Makasın hem gider hem de gelir yönünde ters kutuplara hareket ederek açıldığı bir ekonominin gölgesinde, özür dilemesi gerekenlerin ekranların karşısına geçip, bir de başarıdan söz etmesinin yarattığı komediyi de görmezden geliyoruz.
Enflasyon bu ülkede ilk kez yüksek olmuyor. Fakat geçmişle bugün arasında temel fark, vatandaşın yaşadıklarının yok sayılıyor ve enflasyon karşısında ezdirildiği gerçeğidir. Rakamların gölgesinde enflasyon bildiğiniz vatandaş için çile haline dönüştü.
Yüzde 44 enflasyon açıklanan bir ülkede, açlık sınırının altında yani 21 bin TL’den düşük geliri olan yüzde 70 insanınıza dönüp diyorsunuz ki, kiraları yüzde 58 arttırın. Gerçekten mesele trajediyi biri güldürecek bir komediye döndü.
Şu bir gerçek ki bu gelirlerle, bu giderlerin karşılanması mümkün değil. Vatandaşın 2025 senesini geçirebilmesi ise, sadece daha çok borca batmasıyla mümkün olabilir ki, orada da kredi muslukları kesildiği ve takibe düşen dosya sayısı patladığı için alan yok.
Üstelik halen faturasını ödediğimiz faiz düşerse enflasyon düşer gibi akla ziyan bir tezin tekrar gündeme getirilmesi, bunun faturasını halen ödeyen insanlara, yeniden fatura ödetileceğinin habercisi gibi.
Bu sene kayıt dışının patladığı bir yıl olacak. İstihdamdan tüketime kadar niteliksizliğin kazandığı, gelirin nitelikli mal almaya yetmediği ya da yettiği noktada da ödeme problemlerinin baş gösterdiği, bu arada vergi gelirlerinin düşmesine paralel firmaların daha çok köşeye sıkıştırıldığı ve arka arkaya patlakların verildiği bir sene şimdiden gözüküyor.

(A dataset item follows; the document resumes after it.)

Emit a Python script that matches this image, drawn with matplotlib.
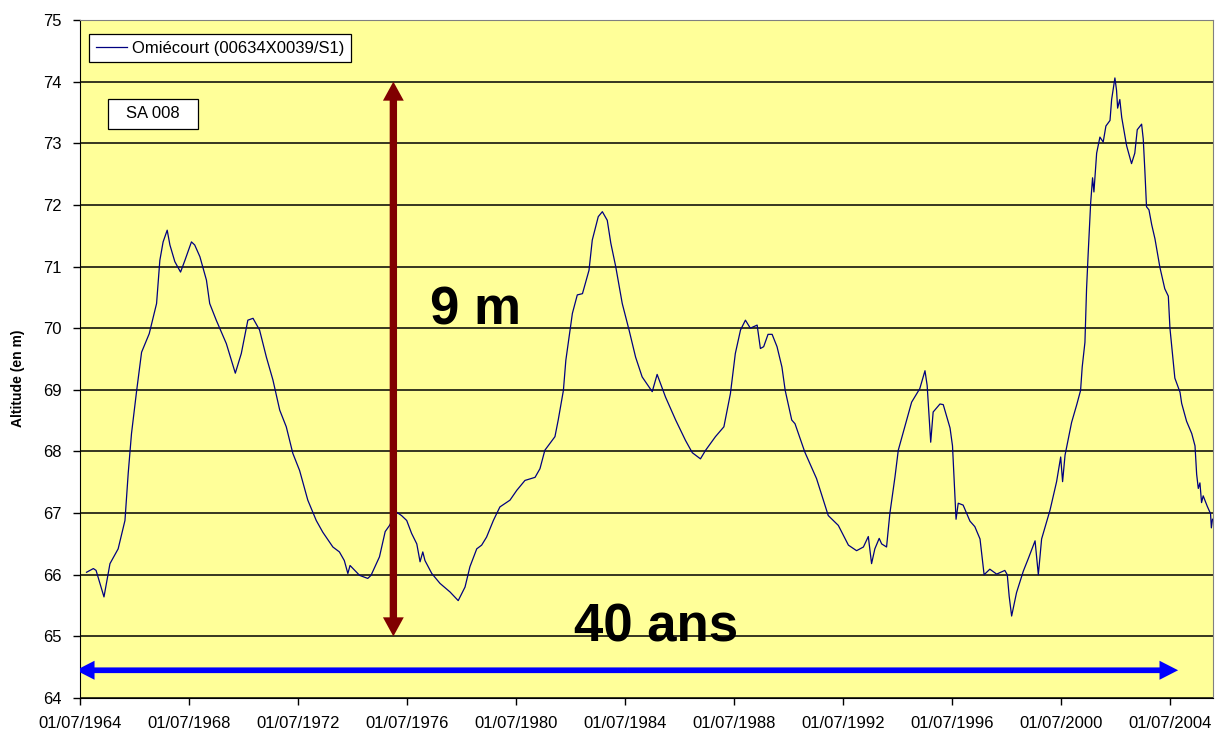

Ekonomi böyle yönetilmez. Yönetilemez de… Gerçeklere gözlerini kapatıp, hayaller diyarında gezerek ve rakamları da aklınızdaki hayali unsurlara bağdaştırarak ve insanları hamasetle geçiştirerek işin içinden çıkamazsınız. Türkiye’nin ekonomik anlamda bir an önce gerçekleriyle yüzleşmesi gerekiyor. Zira bu gidişin sonu hayırlı değil. Telafisi zor alana kayıyoruz.